O caso ‘New York Times x OpenAI’ inspirou o jornal Folha de S. Paulo, que entrou neste ano com uma ação contra a OpenAI por concorrência desleal, afirmando que a gigante da tecnologia utiliza seu conteúdo para treinar modelos de IA, além de disponibilizar reportagens na íntegra (inclusive matérias pagas).

“Ao contrário dos EUA, nossa Lei de Direitos Autorais não contempla exceções amplas como o fair use, mas sim hipóteses taxativas e bastante restritivas de uso obras sem autorização, como para fins educacionais ou citação”, explica o advogado Fernando Canutto, especialista em Propriedade Intelectual.

Uma pesquisa feita pela BigDataCorp mostrou que entre 2023 e 2025, o número de empresas que possuem “IA”, “inteligência artificial” e termos relacionados à tecnologia emergente em seus nomes cresceu 857% no Brasil. 

São Paulo e o Distrito Federal abrigam 47% das empresas do tipo no país, sendo que a capital paulista conta com uma média de R$ 800 mil investidos por CNPJ.

Os números mostram que o momento exige uma nova análise para avaliar se a legislação atual é capaz de manter o país na corrida global das IAs sem prejudicar titulares de obras protegidas por direitos autorais.

“Essas empresas criaram ferramentas poderosas aos custos de uma produção intelectual de milhares de criadores brasileiros. Esses criadores precisam ser reconhecidos e, é claro, remunerados”, afirma Mariana Mello, diretora Jurídica da Abramus (Associação Brasileira de Música e Artes), em entrevista à IstoÉ Dinheiro.

Entidades culturais pedem proteção

Em 2024, o Senado aprovou o marco regulatório da inteligência artificial, que busca garantir segurança jurídica e ética no uso da tecnologia, além de proteger os direitos fundamentais.

A Comissão Especial sobre Inteligência Artificial da Câmara dos Deputados, que discute o PL 2.338/23, aprovou um plano de trabalho que prevê a realização de audiências públicas sobre o tema. A próxima sessão ocorre na próxima terça-feira, 9, em Brasília, a partir das 13h30. 

“Vamos realizar essas audiências para discutir direitos autorais. Pretendo participar dos debates e ouvir os representantes de cada setor para avaliar em conjunto qual será o melhor caminho a seguir”, afirmou o deputado federal Aguinaldo Ribeiro (Progressistas-PB), relator do projeto, em declaração à Dinheiro.

Na última terça-feira, 2, entidades culturais se uniram e enviaram uma carta conjunta à Câmara dos Deputados solicitando proteção a autores e artistas.

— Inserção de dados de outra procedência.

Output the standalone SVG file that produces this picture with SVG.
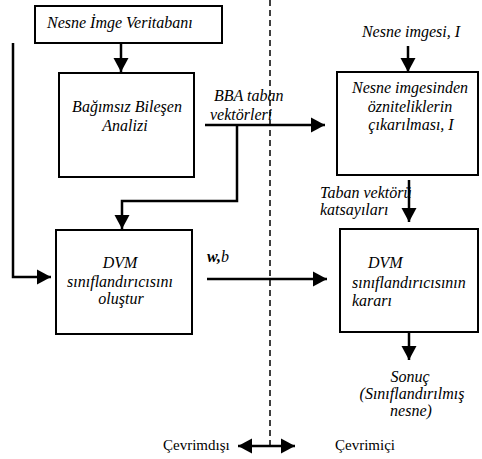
<svg xmlns="http://www.w3.org/2000/svg" width="482" height="459" viewBox="0 0 482 459" font-family="'Liberation Serif', serif" font-size="16">
<style>
.box{fill:#fff;stroke:#000;stroke-width:2}
.ln{fill:none;stroke:#000;stroke-width:2.5}
.t{font-family:'Liberation Serif',serif;font-style:italic;fill:#000}
.n{font-family:'Liberation Serif',serif;font-size:15px;fill:#000}
.m{text-anchor:middle}
</style>
<defs>
<marker id="ah" markerUnits="userSpaceOnUse" markerWidth="16" markerHeight="16" viewBox="0 0 16 16" refX="15" refY="8" orient="auto">
<path d="M1,0.5 L15,8 L1,15.5 Z" fill="#000"/>
</marker>
<marker id="ahs" markerUnits="userSpaceOnUse" markerWidth="16" markerHeight="16" viewBox="0 0 16 16" refX="15" refY="8" orient="auto-start-reverse">
<path d="M1,0.5 L15,8 L1,15.5 Z" fill="#000"/>
</marker>
</defs>
<rect width="482" height="459" fill="#fff"/>
<g id="labels">
<text class="t m" x="411" y="37">Nesne imgesi, I</text>
<text class="t" x="214" y="101">BBA taban</text>
<text class="t" x="210" y="120">vektörleri</text>
<text class="t" x="320" y="198">Taban vektörü</text>
<text class="t" x="320" y="215">katsayıları</text>
<text class="t" x="207" y="262"><tspan font-weight="bold">w,</tspan>b</text>
<text class="t m" x="410" y="382">Sonuç</text>
<text class="t m" x="412" y="399">(Sınıflandırılmış</text>
<text class="t m" x="411" y="416">nesne)</text>
<text class="n" x="163" y="450">Çevrimdışı</text>
<text class="n" x="335" y="450">Çevrimiçi</text>
</g>
<line x1="270" y1="0" x2="270" y2="446" stroke="#000" stroke-width="1.5" stroke-dasharray="6,4"/>
<g id="connectors">
<line class="ln" x1="121" y1="43" x2="121" y2="72" marker-end="url(#ah)"/>
<polyline class="ln" points="13,43 13,277 51,277" marker-end="url(#ah)"/>
<line class="ln" x1="205" y1="125" x2="325" y2="125" marker-end="url(#ah)"/>
<polyline class="ln" points="237,125 237,201 122,201 122,229" marker-end="url(#ah)"/>
<line class="ln" x1="408" y1="46" x2="408" y2="72" marker-end="url(#ah)"/>
<line class="ln" x1="409" y1="180" x2="409" y2="222" marker-end="url(#ah)"/>
<line class="ln" x1="207" y1="279" x2="327" y2="279" marker-end="url(#ah)"/>
<line class="ln" x1="409" y1="332" x2="409" y2="360" marker-end="url(#ah)"/>
<line class="ln" x1="238" y1="446" x2="295" y2="446" marker-start="url(#ahs)" marker-end="url(#ah)"/>
</g>
<g id="veritabani">
<rect class="box" x="35" y="6" width="187" height="37"/>
<text class="t" x="47" y="28">Nesne İmge Veritabanı</text>
</g>
<g id="bba">
<rect class="box" x="59" y="73" width="135" height="104"/>
<text class="t m" x="127" y="112">Bağımsız Bileşen</text>
<text class="t m" x="125" y="131">Analizi</text>
</g>
<g id="dvm-olustur">
<rect class="box" x="56" y="230" width="136" height="104"/>
<text class="t m" x="120" y="268">DVM</text>
<text class="t m" x="120" y="287">sınıflandırıcısını</text>
<text class="t m" x="121" y="304">oluştur</text>
</g>
<g id="oznitelik">
<rect class="box" x="337" y="72" width="141" height="103"/>
<text class="t m" x="410" y="93">Nesne imgesinden</text>
<text class="t m" x="410" y="112">özniteliklerin</text>
<text class="t m" x="411" y="130">çıkarılması, I</text>
</g>
<g id="dvm-karar">
<rect class="box" x="340" y="229" width="138" height="103"/>
<text class="t" x="368" y="268">DVM</text>
<text class="t" x="352" y="288">sınıflandırıcısının</text>
<text class="t" x="352" y="306">kararı</text>
</g>
</svg>
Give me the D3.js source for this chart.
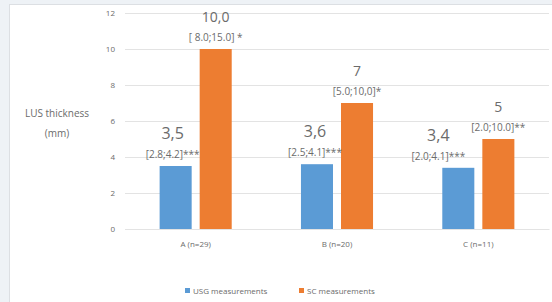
<!DOCTYPE html>
<html>
<head>
<meta charset="utf-8">
<script src="https://cdn.jsdelivr.net/npm/d3@7"></script>
<style>
	body { margin: 0; background: #eef2f6; }
	svg { display: block; font-family: "Open Sans", "Liberation Sans", sans-serif; }
</style>
</head>
<body>
<div id="chart"></div>
<script>
// Data
const categories = ["A (n=29)", "B (n=20)", "C (n=11)"]
const seriesNames = ["USG measurements", "SC measurements"]
const usgValues = [3.5, 3.6, 3.4]
const scValues = [10.0, 7, 5]
const usgValueLabels = ["3,5", "3,6", "3,4"]
const scValueLabels = ["10,0", "7", "5"]
const usgRangeLabels = ["[2.8;4.2]***", "[2.5;4.1]***", "[2.0;4.1]***"]
const scRangeLabels = ["[ 8.0;15.0] *", "[5.0;10,0]*", "[2.0;10.0]**"]
const yTicks = [0, 2, 4, 6, 8, 10, 12]

// label nudges (px) for the USG labels, the picture shifts the last one left
const usgLabelShift = [-3, -2, -20]

const colors = ["#5b9bd5", "#ed7d31"]
const textColor = "#6b6b6b"

const width = 552, height = 302
const margin = { top: 13, left: 125, right: 3, bottom: 73 }

const svg = d3.select("#chart")
	.append("svg")
	.attr("width", width)
	.attr("height", height)

// outer frame
svg.append("rect")
	.attr("width", width).attr("height", height)
	.attr("fill", "#eef2f6")
svg.append("rect")
	.attr("x", 9.5).attr("y", 4.5)
	.attr("width", width - 9).attr("height", height)
	.attr("fill", "#ffffff")
	.attr("stroke", "#dcdfe3")

// Scales
const yScale = d3.scaleLinear()
	.domain([0, 12])
	.range([height - margin.bottom, margin.top])

const x0 = d3.scaleBand()
	.domain(categories)
	.range([margin.left, width - margin.right])
	.paddingInner(0.49)
	.paddingOuter(0.245)

const x1 = d3.scaleBand()
	.domain(seriesNames)
	.range([0, x0.bandwidth()])
	.paddingInner(0.2)

// grid + y tick labels
const yAxis = d3.axisLeft(yScale)
	.tickValues(yTicks)
	.tickSize(-(width - margin.right - margin.left))
	.tickPadding(10)
const yAxisGroup = svg.append("g")
	.attr("transform", `translate(${margin.left},0)`)
	.call(yAxis)
yAxisGroup.select(".domain").remove()
yAxisGroup.selectAll("line").attr("stroke", "#e3e3e3")
yAxisGroup.selectAll("text")
	.attr("font-size", "8px")
	.attr("fill", textColor)
	.attr("font-family", "Open Sans, sans-serif")

// x category labels
const xAxis = d3.axisBottom(x0).tickSize(0).tickPadding(12)
const xAxisGroup = svg.append("g")
	.attr("transform", `translate(0,${yScale(0)})`)
	.call(xAxis)
xAxisGroup.select(".domain").attr("stroke", "#e3e3e3")
xAxisGroup.selectAll("text")
	.attr("font-size", "8px")
	.attr("fill", textColor)
	.attr("font-family", "Open Sans, sans-serif")

// y title
svg.append("text")
	.attr("x", 57).attr("y", 117)
	.attr("text-anchor", "middle")
	.attr("font-size", "10px")
	.attr("fill", textColor)
	.text("LUS thickness")
svg.append("text")
	.attr("x", 57).attr("y", 137)
	.attr("text-anchor", "middle")
	.attr("font-size", "10px")
	.attr("fill", textColor)
	.text("(mm)")

// Bars
const rows = categories.map((c, i) => ({
	cat: c,
	vals: [
		{ s: seriesNames[0], v: usgValues[i], lab: usgValueLabels[i], rng: usgRangeLabels[i], shift: usgLabelShift[i] },
		{ s: seriesNames[1], v: scValues[i], lab: scValueLabels[i], rng: scRangeLabels[i], shift: 0 }
	]
}))

const groups = svg.append("g").selectAll("g")
	.data(rows)
	.join("g")
	.attr("transform", (d) => `translate(${x0(d.cat)},0)`)

groups.selectAll("rect")
	.data((d) => d.vals)
	.join("rect")
	.attr("x", (d) => x1(d.s))
	.attr("y", (d) => yScale(d.v))
	.attr("width", x1.bandwidth())
	.attr("height", (d) => yScale(0) - yScale(d.v))
	.attr("fill", (d, i) => colors[i])

// value labels
groups.selectAll("text.val")
	.data((d) => d.vals)
	.join("text")
	.attr("class", "val")
	.attr("x", (d) => x1(d.s) + x1.bandwidth() / 2 + d.shift)
	.attr("y", (d) => yScale(d.v) - 27)
	.attr("text-anchor", "middle")
	.attr("font-size", (d, i) => i === 0 ? "16px" : "14px")
	.attr("fill", textColor)
	.text((d) => d.lab)

groups.selectAll("text.rng")
	.data((d) => d.vals)
	.join("text")
	.attr("class", "rng")
	.attr("x", (d) => x1(d.s) + x1.bandwidth() / 2 + d.shift)
	.attr("y", (d) => yScale(d.v) - 8)
	.attr("text-anchor", "middle")
	.attr("font-size", "10px")
	.attr("fill", textColor)
	.text((d) => d.rng)

// Legend
const legend = svg.append("g")
	.attr("transform", "translate(185,294)")
const legendX = [0, 114]
seriesNames.forEach((s, i) => {
	legend.append("rect")
		.attr("x", legendX[i]).attr("y", -6)
		.attr("width", 5).attr("height", 5)
		.attr("fill", colors[i])
	legend.append("text")
		.attr("x", legendX[i] + 8).attr("y", 0)
		.attr("font-size", "8px")
		.attr("fill", textColor)
		.text(s)
})
</script>
</body>
</html>
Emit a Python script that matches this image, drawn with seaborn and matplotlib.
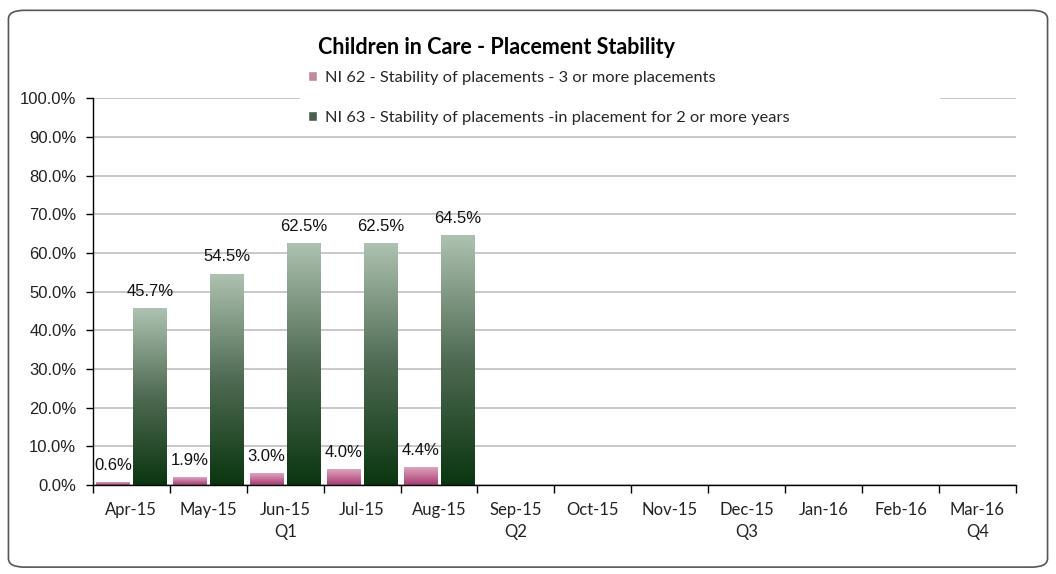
import numpy as np
import pandas as pd
import matplotlib
matplotlib.use("Agg")
import matplotlib.pyplot as plt
import seaborn as sns
from matplotlib.colors import LinearSegmentedColormap
from matplotlib.patches import FancyBboxPatch, Rectangle

months = ["Apr-15", "May-15", "Jun-15", "Jul-15", "Aug-15", "Sep-15",
          "Oct-15", "Nov-15", "Dec-15", "Jan-16", "Feb-16", "Mar-16"]
quarters = ["", "", "Q1", "", "", "Q2", "", "", "Q3", "", "", "Q4"]
ni62 = [0.6, 1.9, 3.0, 4.0, 4.4, None, None, None, None, None, None, None]
ni63 = [45.7, 54.5, 62.5, 62.5, 64.5, None, None, None, None, None, None, None]
s62 = "NI 62 - Stability of placements - 3 or more placements"
s63 = "NI 63 - Stability of placements -in placement for 2 or more years"
title = "Children in Care - Placement Stability"

df = pd.DataFrame({
    "month": months * 2,
    "series": [s62] * len(months) + [s63] * len(months),
    "value": [np.nan if v is None else v for v in ni62] +
             [np.nan if v is None else v for v in ni63],
})

sns.set_theme(style="white")
plt.rcParams["font.family"] = ["Liberation Sans", "DejaVu Sans"]

W, H = 1056, 574
fig = plt.figure(figsize=(W / 100, H / 100), dpi=100)
ax = fig.add_axes([0.088, 0.155, 0.874, 0.674])

pink_c = "#c9819f"
green_c = "#46624a"
sns.barplot(data=df, x="month", y="value", hue="series", order=months,
            hue_order=[s62, s63], palette=[pink_c, green_c],
            width=0.96, gap=0.1, ax=ax, legend=True)

cmaps = {
    s62: LinearSegmentedColormap.from_list("p", ["#a03e70", "#c66e98", "#dca5bf"]),
    s63: LinearSegmentedColormap.from_list("g", ["#0b3510", "#4f6b53", "#adc2b0"]),
}
grad = np.linspace(0, 1, 256).reshape(-1, 1)
for cont, name in zip(ax.containers, [s62, s63]):
    for bar in cont:
        h = bar.get_height()
        if np.isnan(h) or h <= 0:
            continue
        x0 = bar.get_x(); w = bar.get_width()
        ax.imshow(grad, extent=(x0, x0 + w, 0, h), origin="lower",
                  aspect="auto", cmap=cmaps[name], zorder=2)
        bar.set_alpha(0)
    labels = [f"{v:.1f}%" if not np.isnan(v) else "" for v in cont.datavalues]
    ax.bar_label(cont, labels=labels, padding=7, fontsize=12, color="#111111",
                 family="Liberation Sans")

ax.set_xlim(-0.5, len(months) - 0.5)
ax.set_ylim(0, 100)
ax.set_yticks(np.arange(0, 101, 10))
ax.set_yticklabels([f"{v:.1f}%" for v in np.arange(0, 101, 10)], fontsize=12,
                   color="#222222")
ax.set_xticks(range(len(months)))
ax.set_xticklabels([m + ("\n" + q if q else "\n") for m, q in zip(months, quarters)],
                   fontsize=12, color="#222222", family=["Lato", "DejaVu Sans"],
                   linespacing=1.45)
ax.set_xticks(np.arange(-0.5, len(months), 1), minor=True)
ax.tick_params(axis="x", which="major", length=0, pad=12)
ax.tick_params(axis="x", which="minor", length=6, width=1, color="black",
               direction="out", bottom=True)
ax.tick_params(axis="y", length=5, width=1, color="black", direction="out", left=True,
               pad=7)
ax.set_xlabel(""); ax.set_ylabel("")
ax.yaxis.grid(True, color="#bfbfbf", linewidth=1.2)
ax.set_axisbelow(True)
for sp in ["top", "right"]:
    ax.spines[sp].set_visible(False)
for sp in ["left", "bottom"]:
    ax.spines[sp].set_color("black")
    ax.spines[sp].set_linewidth(1)

# white legend area (covers top gridline like the original legend box)
ax.add_patch(Rectangle((300 / W, 1 - 132 / H), 640 / W, 68 / H,
                       transform=fig.transFigure, facecolor="white",
                       edgecolor="none", zorder=4, clip_on=False))

handles, labs = ax.get_legend_handles_labels()
leg = ax.legend(handles, labs, loc="upper left", bbox_to_anchor=(0.219, 1.105),
                frameon=False,
                handlelength=0.55, handleheight=0.55,
                handletextpad=0.5, labelspacing=1.6, borderpad=0.3,
                prop={"family": ["Lato", "DejaVu Sans"], "size": 11.8})
leg.set_zorder(5)

fig.text(0.47, 0.918, title, ha="center", va="center", fontsize=15.5,
         fontweight="bold", family=["Lato", "DejaVu Sans"], color="black")

frame = FancyBboxPatch((0.008, 0.012), 0.984, 0.97, boxstyle="round,pad=0,rounding_size=0.015",
                       transform=fig.transFigure, fill=False, edgecolor="#555555",
                       linewidth=1.2)
fig.patches.append(frame)

fig.savefig("out.png", dpi=100)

Um dos trechos reforça a importância de que “titulares de direitos autorais tenham ciência e controle sobre o uso de suas obras no desenvolvimento de sistemas de IA, bem como garantias quanto à eventuais violações”.

“A lei atual já protege os titulares das obras, mas eles querem abrir brechas. Estaremos em Brasília e levaremos representantes da nossa classe. A cultura brasileira está sendo usurpada por meia dúzia de empresas, não podemos permitir”, alerta Mello.